* TASK INSTRUCTIONS
Only lines with the word "matplotlib" are needed; collect each of them from the listing below.
START RAW DATA
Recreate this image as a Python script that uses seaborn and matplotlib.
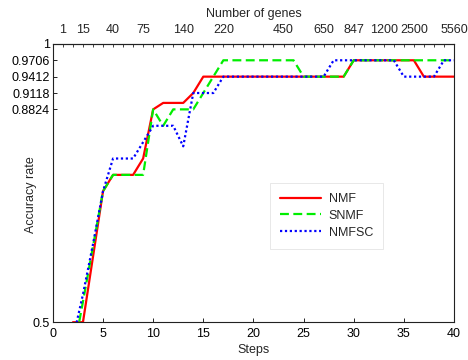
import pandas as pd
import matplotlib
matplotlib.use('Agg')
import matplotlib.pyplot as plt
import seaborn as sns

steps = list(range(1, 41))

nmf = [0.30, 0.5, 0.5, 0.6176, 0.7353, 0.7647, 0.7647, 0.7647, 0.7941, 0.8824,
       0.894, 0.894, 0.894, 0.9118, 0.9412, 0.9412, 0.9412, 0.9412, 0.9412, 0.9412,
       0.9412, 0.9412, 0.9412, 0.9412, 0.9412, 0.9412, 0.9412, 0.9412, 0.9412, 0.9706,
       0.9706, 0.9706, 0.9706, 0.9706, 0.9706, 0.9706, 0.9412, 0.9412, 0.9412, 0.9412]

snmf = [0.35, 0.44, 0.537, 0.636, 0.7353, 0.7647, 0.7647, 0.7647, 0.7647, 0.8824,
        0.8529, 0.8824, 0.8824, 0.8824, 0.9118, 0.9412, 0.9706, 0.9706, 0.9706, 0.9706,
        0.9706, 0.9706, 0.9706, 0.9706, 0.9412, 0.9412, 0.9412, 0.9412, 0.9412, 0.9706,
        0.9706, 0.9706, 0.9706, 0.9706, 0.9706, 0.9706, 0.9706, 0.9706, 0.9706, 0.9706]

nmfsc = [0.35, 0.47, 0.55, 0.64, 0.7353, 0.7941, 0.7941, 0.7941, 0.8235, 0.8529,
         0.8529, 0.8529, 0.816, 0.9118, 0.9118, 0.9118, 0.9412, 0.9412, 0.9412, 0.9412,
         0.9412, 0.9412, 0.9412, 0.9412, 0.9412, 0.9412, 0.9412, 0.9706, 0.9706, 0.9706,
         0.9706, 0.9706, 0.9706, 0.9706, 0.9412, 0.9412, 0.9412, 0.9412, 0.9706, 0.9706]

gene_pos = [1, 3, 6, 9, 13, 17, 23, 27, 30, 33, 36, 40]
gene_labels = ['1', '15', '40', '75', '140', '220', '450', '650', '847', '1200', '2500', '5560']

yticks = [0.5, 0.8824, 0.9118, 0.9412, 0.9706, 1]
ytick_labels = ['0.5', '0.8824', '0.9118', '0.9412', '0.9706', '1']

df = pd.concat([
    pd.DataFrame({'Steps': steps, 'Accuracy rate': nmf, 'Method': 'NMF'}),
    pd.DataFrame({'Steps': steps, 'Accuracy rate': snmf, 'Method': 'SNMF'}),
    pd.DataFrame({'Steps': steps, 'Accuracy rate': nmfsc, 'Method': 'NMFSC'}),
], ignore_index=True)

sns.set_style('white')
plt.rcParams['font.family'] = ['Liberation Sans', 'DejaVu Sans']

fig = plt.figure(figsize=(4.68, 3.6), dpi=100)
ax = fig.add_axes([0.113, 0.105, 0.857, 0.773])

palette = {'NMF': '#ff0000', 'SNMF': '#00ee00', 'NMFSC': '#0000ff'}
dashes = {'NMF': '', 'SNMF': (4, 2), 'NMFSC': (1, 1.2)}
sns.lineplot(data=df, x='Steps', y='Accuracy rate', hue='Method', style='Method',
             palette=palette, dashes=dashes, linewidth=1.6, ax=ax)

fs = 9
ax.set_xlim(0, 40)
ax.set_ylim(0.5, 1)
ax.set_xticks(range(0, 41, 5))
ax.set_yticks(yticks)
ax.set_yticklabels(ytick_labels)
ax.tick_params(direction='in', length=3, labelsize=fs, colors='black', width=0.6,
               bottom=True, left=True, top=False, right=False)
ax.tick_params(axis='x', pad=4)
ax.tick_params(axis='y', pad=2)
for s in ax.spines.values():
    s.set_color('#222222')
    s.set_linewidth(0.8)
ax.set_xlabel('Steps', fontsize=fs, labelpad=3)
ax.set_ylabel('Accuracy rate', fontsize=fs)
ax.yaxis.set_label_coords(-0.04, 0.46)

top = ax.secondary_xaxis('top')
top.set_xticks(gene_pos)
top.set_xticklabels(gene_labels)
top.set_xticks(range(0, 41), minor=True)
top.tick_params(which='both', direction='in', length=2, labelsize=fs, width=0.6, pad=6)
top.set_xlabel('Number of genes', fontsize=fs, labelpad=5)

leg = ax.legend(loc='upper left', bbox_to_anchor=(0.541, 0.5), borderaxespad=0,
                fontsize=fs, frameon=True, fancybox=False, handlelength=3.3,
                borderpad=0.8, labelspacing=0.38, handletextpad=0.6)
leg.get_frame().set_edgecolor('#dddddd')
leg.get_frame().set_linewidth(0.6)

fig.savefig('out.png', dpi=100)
END RAW DATA
* TASK OUTPUT
Recreate this image as a Python script that uses seaborn and matplotlib.
import matplotlib
matplotlib.use('Agg')
import matplotlib.pyplot as plt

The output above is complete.